Uma das frases de efeito mais famosas do cenário da responsabilidade social empresarial é: “não pode existir empresas de sucesso inseridas em uma sociedade fracassada”. Hoje o que se discute é como as empresas podem apoiar programas de desenvolvimento social e ambiental, e até onde vai seu papel. Há no país centenas de institutos e fundações empresariais muito ativos nessas áreas, financiando projetos em campos como educação, preservação ambiental, saúde materna, direitos da infância e mais uma infinidade de causas. Muita gente diz que são paliativos para a ausência do Estado. Outros afirmam que é parte de uma nova forma de cidadania. O fato é que existe uma presença cada vez mais forte de organizações do terceiro setor empresarial atuando em áreas consideradas de “políticas públicas”, com investimentos próximos aos R$ 10 bilhões ao ano.
Outro jargão das empresas é que não se deve investir apenas para “dar o peixe a quem tem fome”, é preciso, repetem, “ensinar a pescar”. Este, porém, também está ultrapassado, não bastando mais apenas ensinar a obter o alimento ou o conhecimento do dia a dia. É preciso ir adiante e garantir que haverá recursos para sempre, em um processo mais elaborado de construção da sustentabilidade, ou como preconiza o economista e ganhador do Prêmio Nobel, Amartya Sen, procurando e resolvendo os gargalos da insustentabilidade. As empresas, que até os anos 80 do século passado consideravam que sua responsabilidade social restringia-se a gerar empregos e pagar impostos, chegaram ao novo milênio cobradas sobre temas antes absolutamente tabus, como por exemplo, o que fazem com seus lucros. “Existe uma expectativa de que as empresas contribuam para o desenvolvimento das sociedades onde estão inseridas”, explica André Degenszajn, diretor do Gife (Grupo de Institutos e Fundações Empresariais), uma entidade que reúne organizações do terceiro setor mantidas por empresas que, em sua maioria, carregam a marca da organização mãe.
No entanto, a maior parte dos investimentos realizados pelo “terceiro setor empresarial” mantém o foco em projetos que são realizados internamente, com pouca abertura para demandas vindas da sociedade ou de organizações desvinculadas da atividade corporativa.
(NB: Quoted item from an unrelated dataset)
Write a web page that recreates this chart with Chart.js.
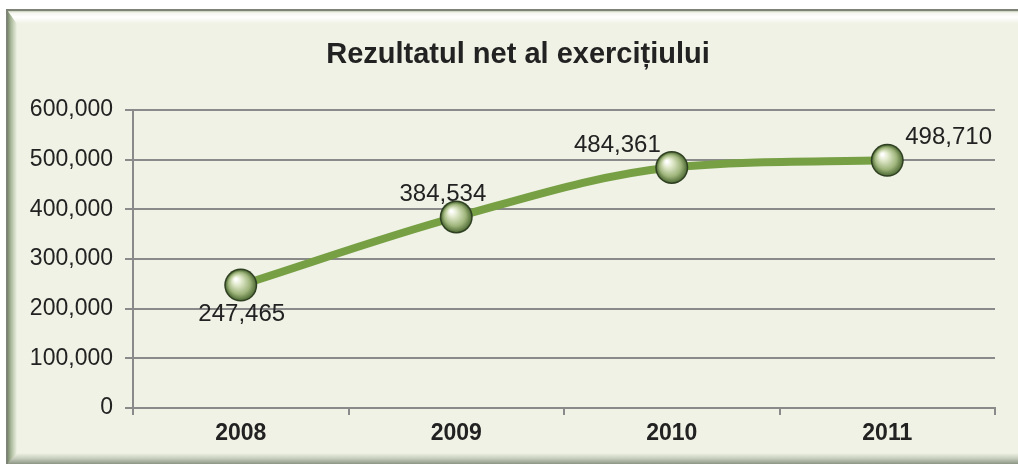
<!DOCTYPE html>
<html>
<head>
<meta charset="utf-8">
<script src="https://cdn.jsdelivr.net/npm/chart.js@4.4.1/dist/chart.umd.min.js"></script>
<style>
  html, body { margin: 0; padding: 0; background: #ffffff; }
  #wrap { width: 1018px; height: 464px; }
</style>
</head>
<body>
<div id="wrap"><canvas id="chart" width="1018" height="464"></canvas></div>
<script>
const titleText = "Rezultatul net al exercițiului";
const years = ["2008", "2009", "2010", "2011"];
const netResult = [247465, 384534, 484361, 498710];
const yTicks = [0, 100000, 200000, 300000, 400000, 500000, 600000];
// where each value label sits relative to its point
const labelSide = ["below", "aboveLeft", "aboveLeftFar", "aboveRight"];

const FONT = "'Liberation Sans', Arial, sans-serif";

function fmt(v) {
  return v.toLocaleString("en-US");
}

// bevelled frame + background + title
const framePlugin = {
  id: "frame",
  beforeDraw(chart) {
    const ctx = chart.ctx;
    const W = chart.width, H = chart.height;
    const x0 = 7, y0 = 10, x1 = W + 20, y1 = H + 2;
    ctx.save();
    ctx.fillStyle = "#eff2e4";
    ctx.fillRect(x0, y0, x1 - x0, y1 - y0);

    // top bevel
    let g = ctx.createLinearGradient(0, y0, 0, y0 + 14);
    g.addColorStop(0, "#aab39c");
    g.addColorStop(0.2, "#f4f6ee");
    g.addColorStop(0.5, "#ffffff");
    g.addColorStop(1, "#eff2e4");
    ctx.fillStyle = g;
    ctx.beginPath();
    ctx.moveTo(x0, y0); ctx.lineTo(x1, y0); ctx.lineTo(x1 - 10, y0 + 14); ctx.lineTo(x0 + 10, y0 + 14);
    ctx.closePath(); ctx.fill();

    // left bevel
    g = ctx.createLinearGradient(x0, 0, x0 + 10, 0);
    g.addColorStop(0, "#6f7f62");
    g.addColorStop(0.4, "#aab89a");
    g.addColorStop(1, "#eff2e4");
    ctx.fillStyle = g;
    ctx.beginPath();
    ctx.moveTo(x0, y0); ctx.lineTo(x0 + 10, y0 + 14); ctx.lineTo(x0 + 10, y1 - 10); ctx.lineTo(x0, y1);
    ctx.closePath(); ctx.fill();

    // bottom bevel
    g = ctx.createLinearGradient(0, H - 11, 0, H);
    g.addColorStop(0, "#eff2e4");
    g.addColorStop(0.5, "#c7cdbc");
    g.addColorStop(1, "#8c9584");
    ctx.fillStyle = g;
    ctx.beginPath();
    ctx.moveTo(x0 + 10, H - 11); ctx.lineTo(x1, H - 11); ctx.lineTo(x1, H); ctx.lineTo(x0, H);
    ctx.closePath(); ctx.fill();

    ctx.strokeStyle = "#7d8475";
    ctx.lineWidth = 2;
    ctx.beginPath();
    ctx.moveTo(x0, H); ctx.lineTo(x0, y0); ctx.lineTo(W, y0);
    ctx.stroke();

    ctx.fillStyle = "#222222";
    ctx.font = "bold 29px " + FONT;
    ctx.textAlign = "center";
    ctx.textBaseline = "middle";
    ctx.fillText(titleText, 518, 55);
    ctx.restore();
  }
};

// sphere markers and value labels
const markerPlugin = {
  id: "markers",
  afterDatasetsDraw(chart) {
    const ctx = chart.ctx;
    const meta = chart.getDatasetMeta(0);
    ctx.save();
    meta.data.forEach((pt, i) => {
      const x = pt.x, y = pt.y, r = 15;
      ctx.beginPath();
      ctx.arc(x, y, r + 1.5, 0, Math.PI * 2);
      ctx.fillStyle = "#2f3f22";
      ctx.fill();
      const g = ctx.createRadialGradient(x - 5, y - 6, 1, x, y, r);
      g.addColorStop(0, "#ffffff");
      g.addColorStop(0.25, "#e2eacd");
      g.addColorStop(0.7, "#9fb57c");
      g.addColorStop(1, "#55703a");
      ctx.beginPath();
      ctx.arc(x, y, r, 0, Math.PI * 2);
      ctx.fillStyle = g;
      ctx.fill();

      ctx.fillStyle = "#222222";
      ctx.font = "24px " + FONT;
      ctx.textBaseline = "middle";
      const txt = fmt(netResult[i]);
      const side = labelSide[i];
      if (side === "below") {
        ctx.textAlign = "center";
        ctx.fillText(txt, x + 1, y + 29);
      } else if (side === "aboveLeft") {
        ctx.textAlign = "right";
        ctx.fillText(txt, x + 30, y - 23);
      } else if (side === "aboveLeftFar") {
        ctx.textAlign = "right";
        ctx.fillText(txt, x - 11, y - 22);
      } else {
        ctx.textAlign = "left";
        ctx.fillText(txt, x + 18, y - 23);
      }
    });
    ctx.restore();
  }
};

new Chart("chart", {
  type: "line",
  data: {
    labels: years,
    datasets: [{
      data: netResult,
      borderColor: "#77a045",
      borderWidth: 8,
      tension: 0.4,
      cubicInterpolationMode: "monotone",
      pointRadius: 0,
      fill: false
    }]
  },
  options: {
    responsive: false,
    animation: false,
    layout: { padding: { top: 110, right: 23, bottom: 0, left: 0 } },
    plugins: {
      legend: { display: false },
      tooltip: { enabled: false }
    },
    scales: {
      x: {
        offset: true,
        grid: { offset: true, drawOnChartArea: false, tickLength: 7, color: "#8a8a8a", lineWidth: 2 },
        border: { color: "#8a8a8a", width: 2 },
        ticks: { color: "#222222", font: { family: FONT, size: 23, weight: "bold" }, padding: 5 },
        afterFit(s) { s.height = 56; }
      },
      y: {
        min: 0,
        max: 600000,
        afterBuildTicks(s) { s.ticks = yTicks.map(v => ({ value: v })); },
        grid: { color: "#8a8a8a", lineWidth: 2, tickLength: 8 },
        border: { color: "#8a8a8a", width: 2 },
        ticks: {
          color: "#222222",
          font: { family: FONT, size: 23 },
          padding: 12,
          callback: v => fmt(v)
        },
        afterFit(s) { s.width = 133; }
      }
    }
  },
  plugins: [framePlugin, markerPlugin]
});
</script>
</body>
</html>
Uma pesquisa realizada pelo Gife em 2009/2010 mostra que 59% de seus 130 associados preferem atuar com projetos e equipes próprias, enquanto apenas 19% apoiam projetos de outras organizações. Entre as honrosas exceções está a Petrobras, maior financiadora empresarial de projetos ambientais, sociais e culturais do Brasil, que entre 2003 e 2010 aportou R$ 3,9 bilhões em cerca de 13 mil projetos. Outra que prefere fortalecer iniciativas locais é o Fundo Vale, que carrega a marca da maior empresa privada do país. Para Mirela Sandrini, gestora do Fundo, o investimento em desenvolvimento local é transformador. “Financiamos organizações locais e construímos parcerias com o poder público”, explica. Seu trunfo atual são projetos desenvolvidos em Paragominas, no Pará, que ajudaram a cidade a deixar a lista negra dos Municípios que mais desmatam no Brasil.
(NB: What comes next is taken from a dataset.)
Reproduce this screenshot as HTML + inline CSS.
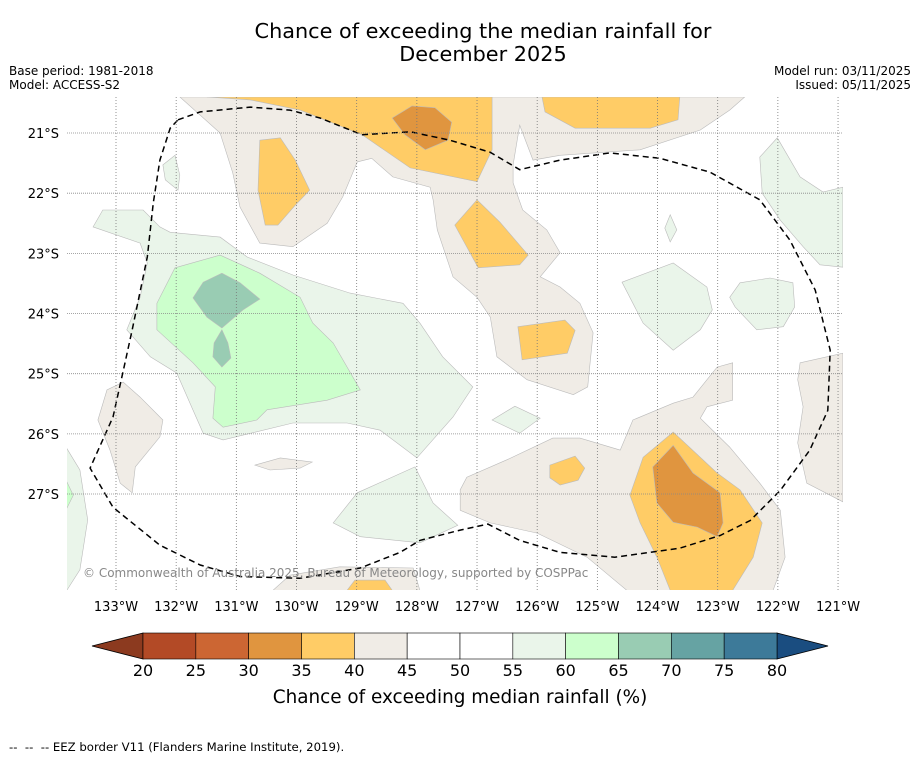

Existe uma estimativa, realizada pelo Ipea (Instituto de Pesquisa Econômica Aplicada), de que o investimento socioambiental realizado por empresas e organizações privadas tenha chegado próximo a R$ 10 bilhões em 2010, sendo que uma parte expressiva desse valor é aplicado preferencialmente em projetos com foco em educação. Isto se explica basicamente pelo número de analfabetos no país. Segundo Mozart Neves Ramos, que foi secretário de Educação de Pernambuco e reitor da Universidade Federal do Estado, e atua no movimento Todos pela Educação, existem quase 60 milhões de brasileiros incapazes de escrever ou entender um texto escrito. “São pessoas que nunca frequentaram escolas, ou que saíram delas analfabetos funcionais”, explica. Os projetos em educação também recebem a preferência porque o analfabetismo tem um peso de 50% na desigualdade social do país, e também porque cada ano na escola pode representar um acréscimo médio de 15% na renda das pessoas. Um estudo da Organização das Nações Unidas (ONU) mostra que os países com maior crescimento econômico e PIB estão, também, entre aqueles onde a população tem mais anos de escolaridade.
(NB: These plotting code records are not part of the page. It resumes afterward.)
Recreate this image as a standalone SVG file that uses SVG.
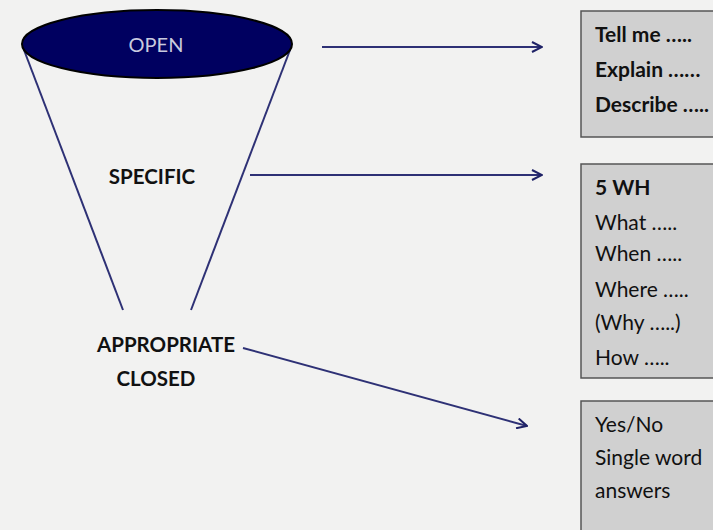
<svg xmlns="http://www.w3.org/2000/svg" width="713" height="530" viewBox="0 0 713 530">
  <style>
    .line { stroke: #2e3175; stroke-width: 2; fill: none; }
    .conn { stroke: #2e3175; stroke-width: 2; fill: none; marker-end: url(#chev); }
    .box { fill: #d0d0d0; stroke: #555555; stroke-width: 1.5; }
    .lbl { font-family: Lato, "Liberation Sans", sans-serif; font-size: 20.5px; font-weight: bold; fill: #111111; text-anchor: middle; }
    .t { font-family: Lato, "Liberation Sans", sans-serif; font-size: 21px; fill: #111111; }
    .b { font-weight: bold; }
  </style>
  <defs>
    <marker id="chev" viewBox="0 0 12 12" refX="11" refY="6" markerWidth="12" markerHeight="12" markerUnits="userSpaceOnUse" orient="auto">
      <path d="M1,1 L11,6 L1,11" fill="none" stroke="#1f2266" stroke-width="2"/>
    </marker>
  </defs>
  <rect width="713" height="530" fill="#f2f2f1"/>

  <!-- funnel sides -->
  <g id="funnel">
    <line class="line" x1="24" y1="50" x2="123" y2="310"/>
    <line class="line" x1="290" y1="50" x2="191" y2="310"/>
  </g>

  <g id="open">
    <ellipse cx="157" cy="44" rx="135" ry="34" fill="#000060" stroke="#000000" stroke-width="2"/>
    <text x="156" y="52" font-family="Lato, 'Liberation Sans', sans-serif" font-size="20" fill="#c8cadf" text-anchor="middle">OPEN</text>
  </g>

  <g id="specific">
    <text class="lbl" x="152" y="184">SPECIFIC</text>
  </g>

  <g id="closed">
    <text class="lbl" x="166" y="352">APPROPRIATE</text>
    <text class="lbl" x="156" y="386">CLOSED</text>
  </g>

  <!-- connectors -->
  <g id="connectors">
    <line class="conn" x1="322" y1="47" x2="542" y2="47"/>
    <line class="conn" x1="250" y1="175" x2="542" y2="175"/>
    <line class="conn" x1="243" y1="348" x2="527" y2="426"/>
  </g>

  <g id="open-box">
    <rect class="box" x="581" y="11" width="140" height="126"/>
    <text class="t b" x="595" y="42">Tell me …..</text>
    <text class="t b" x="595" y="77">Explain ……</text>
    <text class="t b" x="595" y="112">Describe …..</text>
  </g>

  <g id="specific-box">
    <rect class="box" x="581" y="164" width="140" height="214"/>
    <text class="t b" x="595" y="195">5 WH</text>
    <text class="t" x="595" y="230">What …..</text>
    <text class="t" x="595" y="261">When …..</text>
    <text class="t" x="595" y="297">Where …..</text>
    <text class="t" x="595" y="330">(Why …..)</text>
    <text class="t" x="595" y="365">How …..</text>
  </g>

  <g id="closed-box">
    <rect class="box" x="581" y="401" width="140" height="140"/>
    <text class="t" x="595" y="432">Yes/No</text>
    <text class="t" x="595" y="465">Single word</text>
    <text class="t" x="595" y="498">answers</text>
  </g>
</svg>
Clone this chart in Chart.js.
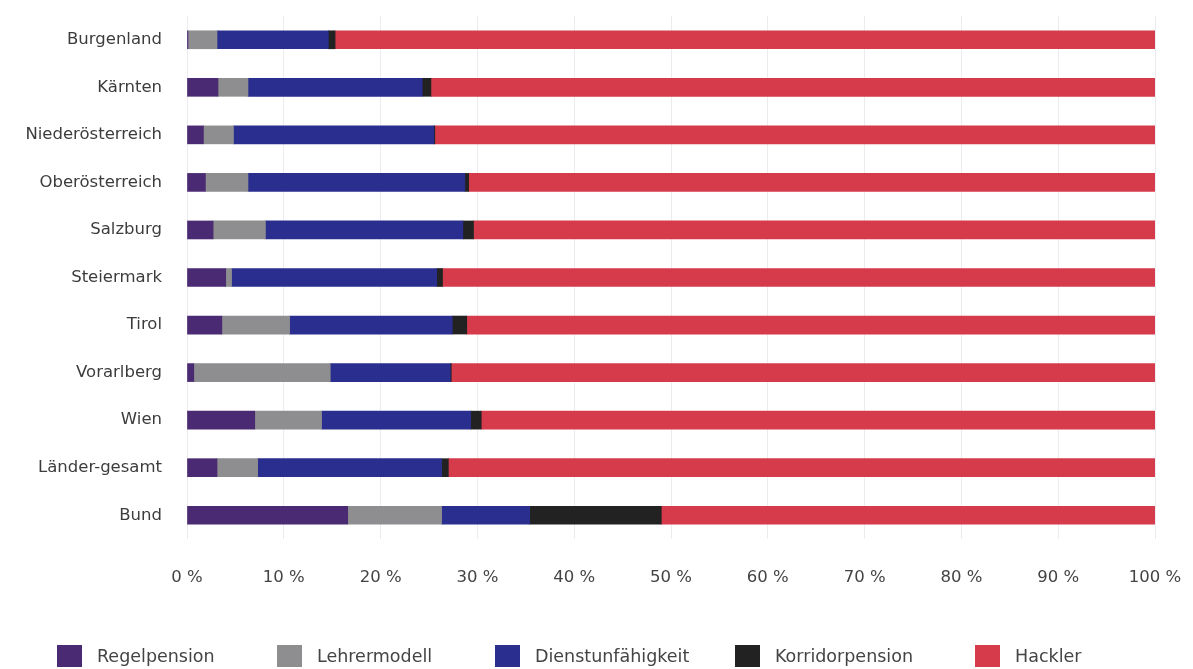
<!DOCTYPE html>
<html>
<head>
<meta charset="utf-8">
<script src="https://cdn.jsdelivr.net/npm/chart.js@4.4.0/dist/chart.umd.min.js"></script>
<style>
    html, body { margin: 0; padding: 0; background: #fff; }
    #wrap { position: relative; width: 1193px; height: 669px; }
    #legend { position: absolute; top: 645px; left: 0; width: 1193px; height: 24px;
        font-family: "DejaVu Sans", sans-serif; font-size: 17.5px; color: #444; }
    .item { position: absolute; top: 0; display: flex; align-items: center; }
    .box { width: 25px; height: 22px; margin-right: 15px; }
</style>
</head>
<body>
<div id="wrap">
    <canvas id="chart" width="1193" height="669"></canvas>
    <div id="legend"></div>
</div>
<script>
// Kategorien und Anteile in Prozent
const regions = ['Burgenland', 'Kärnten', 'Niederösterreich', 'Oberösterreich', 'Salzburg',
    'Steiermark', 'Tirol', 'Vorarlberg', 'Wien', 'Länder-gesamt', 'Bund'];

const regelpension      = [0.1, 3.2, 1.7, 1.9, 2.7, 4.0, 3.6, 0.7, 7.0, 3.1, 16.6];
const lehrermodell      = [3.0, 3.1, 3.1, 4.4, 5.4, 0.6, 7.0, 14.1, 6.9, 4.2, 9.7];
const dienstunfaehig    = [11.5, 18.0, 20.7, 22.4, 20.4, 21.2, 16.8, 12.4, 15.4, 19.0, 9.1];
const korridorpension   = [0.7, 0.9, 0.1, 0.4, 1.1, 0.6, 1.5, 0.1, 1.1, 0.7, 13.6];
const hackler           = [84.7, 74.8, 74.4, 70.9, 70.4, 73.6, 71.1, 72.7, 69.6, 73.0, 51.0];

const xTicks = [0, 10, 20, 30, 40, 50, 60, 70, 80, 90, 100];

const seriesNames = ['Regelpension', 'Lehrermodell', 'Dienstunfähigkeit', 'Korridorpension', 'Hackler'];
const seriesData = [regelpension, lehrermodell, dienstunfaehig, korridorpension, hackler];
const seriesColors = ['#4a2a72', '#8e8e90', '#2a2e8e', '#222222', '#d63b4c'];
const legendLeft = [57, 277, 495, 735, 975];

const FONT = '"DejaVu Sans", sans-serif';

new Chart(document.getElementById('chart'), {
    type: 'bar',
    data: {
        labels: regions,
        datasets: seriesNames.map((name, i) => ({
            label: name,
            data: seriesData[i],
            backgroundColor: seriesColors[i],
            borderWidth: 0,
            barThickness: 18
        }))
    },
    options: {
        indexAxis: 'y',
        responsive: false,
        animation: false,
        layout: { padding: { top: 16, right: 38, bottom: 69, left: 0 } },
        plugins: {
            legend: { display: false },
            tooltip: { enabled: false }
        },
        scales: {
            x: {
                stacked: true,
                min: 0,
                max: 100,
                afterBuildTicks: function(scale) {
                    scale.ticks = xTicks.map(v => ({ value: v }));
                },
                afterFit: function(scale) { scale.height = 61; },
                border: { display: false },
                // Abstand zu den Beschriftungen über unsichtbare Tick-Striche
                grid: { color: '#ececf0', tickColor: 'transparent', tickLength: 29 },
                ticks: {
                    padding: 0,
                    color: '#444',
                    font: { family: FONT, size: 16.5 },
                    callback: function(value) { return value + ' %'; }
                }
            },
            y: {
                stacked: true,
                afterFit: function(scale) { scale.width = 187; },
                border: { display: false },
                grid: { drawOnChartArea: false, tickColor: 'transparent', tickLength: 25 },
                ticks: {
                    padding: 0,
                    color: '#3c3c3c',
                    font: { family: FONT, size: 16.5 }
                }
            }
        }
    }
});

// Legende
const legend = document.getElementById('legend');
legend.innerHTML = seriesNames.map((name, i) => `
    <div class="item" style="left:${legendLeft[i]}px">
        <div class="box" style="background:${seriesColors[i]}"></div>
        <span>${name}</span>
    </div>
`).join('');
</script>
</body>
</html>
Um dos fatores que fortaleceu a participação das empresas no investimento social foi a ênfase dada pela Constituição de 1988 à importância dos movimentos que apoiam a cidadania. Isso abriu caminho para a criação e consolidação das quase meio milhão de organizações não governamentais (ONGs) registradas no Brasil. Este número inclui os institutos e fundações empresariais. Destas, segundo uma pesquisa realizada pela Abong (Associação Nacional das ONGs), cerca de 60% atuam com orçamento inferior a R$ 1 milhão por ano, 30% com 1 a 3 milhões, 8,4% com verbas de 3 a 6 milhões e cerca de 6% têm mais dinheiro do que isso para o financiamento de projetos. Os recursos vêm, em sua maioria, de programas de cooperação internacional, parcerias com governos e financiamento e doações de empresas.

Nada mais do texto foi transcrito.